The don't need sleep thing worked in 3.5 for warforge because they were pretty often spending that time using tools to repair the damage they suffered & had difficulty being healed not by dumping a tangled mess of "you are the gm, you make it work" on the gm

Then there's the foul cherry on top of the whole mess. Notice the only areas in that left to the GM are "huzzah be extra permissive to this player" vrs "run as normal to that player & say you don't care about their ability". If 5e gave a lick about empowering the GM instead of
LONG REST
A Long Rest is a period of extended downtime at least 8 hours long during which a creature sleeps for at least 6 hours and performs no more than 2 hours of light activity, such as reading, talking, eating, or standing watch.
we would have
LONG REST
A Long Rest is a period of extended downtime commensurate with the adventuring activities since the last long rest during which a creature sleeps for at least 6 hours and performs no more than 2 hours of light activity, such as reading, talking, eating, or standing watch. Then stick a sentence somewhere in the dmg explaining "8 hours is normally fine but the demands of story & hazards of adventuring can significantly extend that to days or even weeks but you are encouraged to be vague with timeframes like several hours a few days & week or so rather than specific to keep from encouraging gamified metagaming" or something


This kind of change shifts it from the GM clinging to "at least" & mincing words to expand it & arguments over if they are being fair to a thing where the players need to ask the GM "can we take a rest here & how long would it take?". That's important because taking a long rest out in the wilderness or stuffed in a broom closet to save the trek back to town is not so appealing if any combat during the next few days/weeks rather than 8 hours resets the clock
 

Between these two effects, you have the DMs genuinely believing they are fully acting in accordance with the rules--alignment can change, Paladins have a code, if Paladins cease to be LG or violate their code they instantly cease to be Paladins--and yet there was a huge pattern of forcing Paladins to fall, specifically by giving characters a situation where there were only two choices, a Good one that required breaking the law, and a Lawful choice that required doing something evil. If the Paladin chooses to do Good, they have broken their (unstated) Paladin oath, and thus fall. If the Paladin chooses to obey the Law, they've knowingly done an Evil act, which causes them to fall.

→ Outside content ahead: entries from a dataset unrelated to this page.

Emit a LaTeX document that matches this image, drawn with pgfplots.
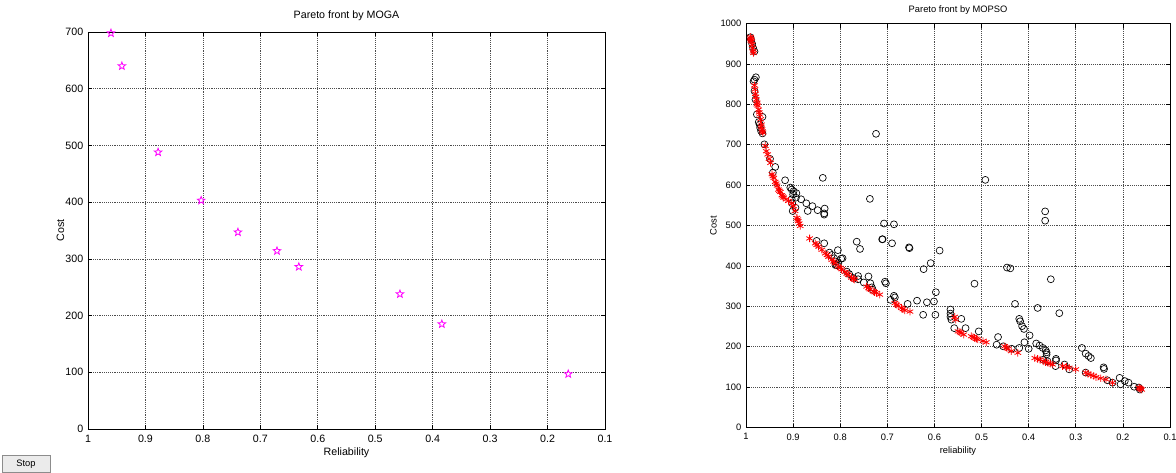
\documentclass[border=0pt]{standalone}
\usepackage{fontspec}
\setmainfont{Liberation Sans}
\usepackage{pgfplots}
\pgfplotsset{compat=1.18}

\definecolor{mgnt}{rgb}{1,0,1}
\definecolor{mred}{rgb}{1,0,0}

% MATLAB-style pentagram marker
\pgfdeclareplotmark{pentagram}{%
  \pgfpathmoveto{\pgfpointpolar{90}{\pgfplotmarksize}}%
  \pgfpathlineto{\pgfpointpolar{126}{0.42\pgfplotmarksize}}%
  \pgfpathlineto{\pgfpointpolar{162}{\pgfplotmarksize}}%
  \pgfpathlineto{\pgfpointpolar{198}{0.42\pgfplotmarksize}}%
  \pgfpathlineto{\pgfpointpolar{234}{\pgfplotmarksize}}%
  \pgfpathlineto{\pgfpointpolar{270}{0.42\pgfplotmarksize}}%
  \pgfpathlineto{\pgfpointpolar{306}{\pgfplotmarksize}}%
  \pgfpathlineto{\pgfpointpolar{342}{0.42\pgfplotmarksize}}%
  \pgfpathlineto{\pgfpointpolar{18}{\pgfplotmarksize}}%
  \pgfpathlineto{\pgfpointpolar{54}{0.42\pgfplotmarksize}}%
  \pgfpathclose
  \pgfusepathqstroke
}

\pgfplotsset{
  mlab/.style={
    scale only axis, anchor=south west,
    x dir=reverse, xmin=0.1, xmax=1,
    xtick={0.1,0.2,0.3,0.4,0.5,0.6,0.7,0.8,0.9,1},
    grid=major,
    grid style={densely dotted, black!70, line width=0.45pt},
    tick align=inside, major tick length=3pt,
    tick style={black, line width=0.5pt},
    axis line style={black, line width=0.7pt},
    /pgf/number format/assume math mode=true,
    /pgf/number format/1000 sep={},
    title style={font=\fontsize{8}{9}\selectfont},
    label style={font=\fontsize{8}{9}\selectfont},
    tick label style={font=\fontsize{8}{9}\selectfont, black},
    xticklabel style={yshift=-1pt},
  }
}

\begin{document}
\begin{tikzpicture}
\path[use as bounding box] (0,0) rectangle (882pt,354.75pt);

% ---------- left: MOGA ----------
\begin{axis}[mlab,
  at={(66pt,33pt)}, width=387.75pt, height=297.75pt,
  ymin=0, ymax=700, ytick={0,100,...,700},
  title={Pareto front by MOGA}, title style={yshift=-1pt},
  xlabel={Reliability}, ylabel={Cost},
  xlabel style={yshift=3pt}, ylabel style={yshift=-6pt},
]
\addplot[only marks, mark=pentagram, mark size=3pt, color=mgnt, line width=0.6pt]
  coordinates {
  (0.960,698) (0.941,640) (0.878,488) (0.803,403) (0.739,347)
  (0.671,314) (0.633,286) (0.457,238) (0.384,185) (0.164,97)
};
\end{axis}

% ---------- right: MOPSO ----------
\begin{axis}[mlab,
  at={(559.5pt,34.1pt)}, width=318pt, height=303pt,
  ymin=0, ymax=1000, ytick={0,100,...,1000},
  title={Pareto front by MOPSO}, title style={yshift=-3pt, font=\fontsize{7}{8}\selectfont},
  xlabel={reliability}, ylabel={Cost},
  label style={font=\fontsize{7}{8}\selectfont},
  tick label style={font=\fontsize{7}{8}\selectfont},
  xlabel style={yshift=2pt}, ylabel style={yshift=-4pt},
]
\addplot[only marks, mark=o, mark size=2.6pt, black, line width=0.5pt]
  coordinates {
  (0.991,966) (0.989,960) (0.987,950) (0.985,940) (0.982,931)
  (0.984,857) (0.982,861) (0.979,867) (0.982,833) (0.980,812)
  (0.977,775) (0.973,756) (0.971,750) (0.965,769) (0.970,742)
  (0.968,734) (0.965,728) (0.961,701) (0.949,665) (0.938,645)
  (0.943,631) (0.917,612) (0.906,594) (0.903,589) (0.899,585)
  (0.900,577) (0.893,580) (0.894,569) (0.903,565) (0.902,555)
  (0.895,544) (0.901,536) (0.883,565) (0.872,555) (0.869,536)
  (0.859,548) (0.848,538) (0.837,618) (0.834,530) (0.834,527)
  (0.833,542) (0.737,566) (0.724,727) (0.707,505) (0.686,503)
  (0.711,466) (0.492,613) (0.365,535) (0.365,512)
  (0.850,462) (0.834,456) (0.765,460) (0.758,442) (0.805,439)
  (0.823,433) (0.818,427) (0.813,419) (0.810,411) (0.810,402)
  (0.795,419) (0.807,402) (0.804,407) (0.798,418) (0.786,386)
  (0.781,380) (0.772,370) (0.762,375) (0.762,367) (0.750,359)
  (0.740,374) (0.736,357) (0.733,347) (0.731,341)
  (0.710,466) (0.690,456) (0.654,446) (0.653,444) (0.589,438)
  (0.608,407) (0.623,392) (0.597,335) (0.601,312) (0.616,310)
  (0.637,314) (0.657,306) (0.624,279) (0.598,279)
  (0.686,326) (0.684,322) (0.693,316) (0.705,361) (0.703,357)
  (0.515,356) (0.566,292) (0.566,282) (0.566,274) (0.564,267)
  (0.558,246) (0.543,269) (0.534,246) (0.506,238)
  (0.465,224) (0.468,205) (0.454,201) (0.446,396) (0.439,394)
  (0.436,195) (0.429,306) (0.420,269) (0.418,263) (0.414,251)
  (0.410,244) (0.409,211) (0.420,197) (0.400,195) (0.398,228)
  (0.381,296) (0.353,367) (0.335,283)
  (0.384,208) (0.377,203) (0.370,197) (0.364,191) (0.362,186)
  (0.362,181) (0.369,168) (0.360,164) (0.342,170) (0.342,166)
  (0.343,152) (0.324,156) (0.314,144)
  (0.287,197) (0.279,183) (0.273,177) (0.268,172) (0.279,136)
  (0.241,149) (0.240,145) (0.233,117) (0.222,111) (0.207,123)
  (0.205,107) (0.196,115) (0.188,111) (0.176,101) (0.166,99)
  (0.164,94)
};
\addplot[only marks, mark=asterisk, mark size=2.8pt, mred, line width=0.6pt]
  coordinates {
  (0.990,967) (0.989,962) (0.988,956) (0.987,948) (0.986,939)
  (0.985,931) (0.984,927) (0.991,963) (0.990,958)
  (0.982,847) (0.981,837) (0.980,826) (0.979,819) (0.978,812)
  (0.976,804) (0.975,797) (0.973,787) (0.971,775) (0.969,763)
  (0.967,750) (0.966,738) (0.964,730) (0.977,800) (0.972,780)
  (0.968,745) (0.965,733)
  (0.959,697) (0.957,684) (0.954,676) (0.951,665) (0.948,655)
  (0.945,627) (0.941,618) (0.938,608) (0.934,599) (0.931,589)
  (0.927,583) (0.924,575) (0.920,569) (0.943,622) (0.936,604)
  (0.929,586) (0.922,572)
  (0.915,565) (0.910,561) (0.903,555)
  (0.899,548) (0.896,536) (0.892,519) (0.889,511) (0.885,499)
  (0.890,515) (0.887,505)
  (0.865,468) (0.853,456) (0.846,448) (0.839,440) (0.832,431)
  (0.825,423) (0.818,415) (0.811,407) (0.804,398) (0.797,392)
  (0.790,385) (0.783,378) (0.776,371) (0.769,366)
  (0.850,452) (0.828,427) (0.814,411) (0.800,395) (0.786,381)
  (0.772,368)
  (0.744,349) (0.737,342) (0.730,337) (0.723,333) (0.716,329)
  (0.740,345) (0.727,335)
  (0.684,308) (0.677,301) (0.670,296) (0.663,290) (0.652,287)
  (0.680,304) (0.667,293)
  (0.557,274) (0.555,267)
  (0.550,238) (0.543,234) (0.538,230) (0.546,236)
  (0.522,226) (0.515,222) (0.508,218) (0.497,214) (0.490,211)
  (0.518,224) (0.511,220)
  (0.451,201) (0.444,195) (0.437,189) (0.423,185) (0.447,198)
  (0.387,172) (0.376,168) (0.369,164) (0.359,160) (0.349,156)
  (0.381,170) (0.364,162) (0.354,158)
  (0.328,152) (0.314,148) (0.300,144) (0.320,150)
  (0.279,136) (0.268,130) (0.257,125) (0.247,122) (0.236,119)
  (0.222,111) (0.274,133) (0.262,128)
  (0.166,99) (0.162,96) (0.160,94) (0.164,97)
};
\end{axis}

% Stop button of the figure window
\draw[black!45, fill=black!8] (1.5pt,0.4pt) rectangle (37.5pt,13.5pt);
\node[font=\fontsize{7}{8}\selectfont] at (19.5pt,6.9pt) {Stop};
\end{tikzpicture}
\end{document}
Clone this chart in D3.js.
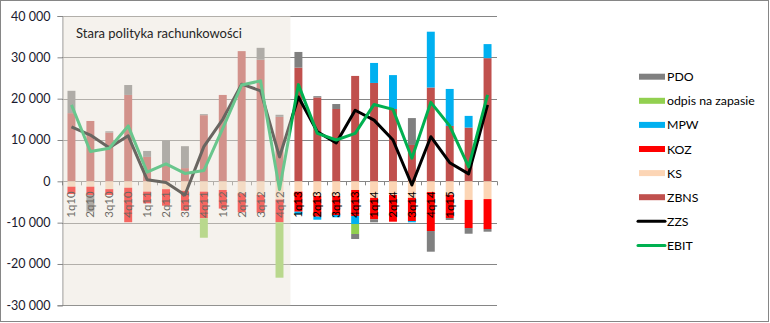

I used to refer to this as "Cuhullin's Dilemma". Fortunately, the majority of GMs I knew considered the Good element to trump the Lawful one for paladins, and thus provided an exit from that box, but what you say is literally how the explanation can be read.
 

Obviously you'll have to ask the GM if you try something not covered in the rules. Calling it a Mother may I playstyle is predetermining that it's wrong and childish. (bad way to start a conversation)

The problem is that to some this approach is problematic even with the best intentions on the part of the GM; that's because there's no assurance that any plans or assumptions they make will actually work or even have a chance of working until they consult with the GM. This means, at best, it can become about reading the GM, and at worst its about the GM primarily with the players' choices only relevant to the degree they match the GM's expectations.
So to many people its intrinsically problematic; "Mother May I" is a sarcastic, but not inaccurate way to describe how it feels to them. And this is more and more problematic the less ground where rules are relatively hardcoded (or where the GM involved ignores them frequently).

That doesn't make it a completely invalid approach, but it does mean to some people it really is pretty much anathema, and they're not going to view it any other way.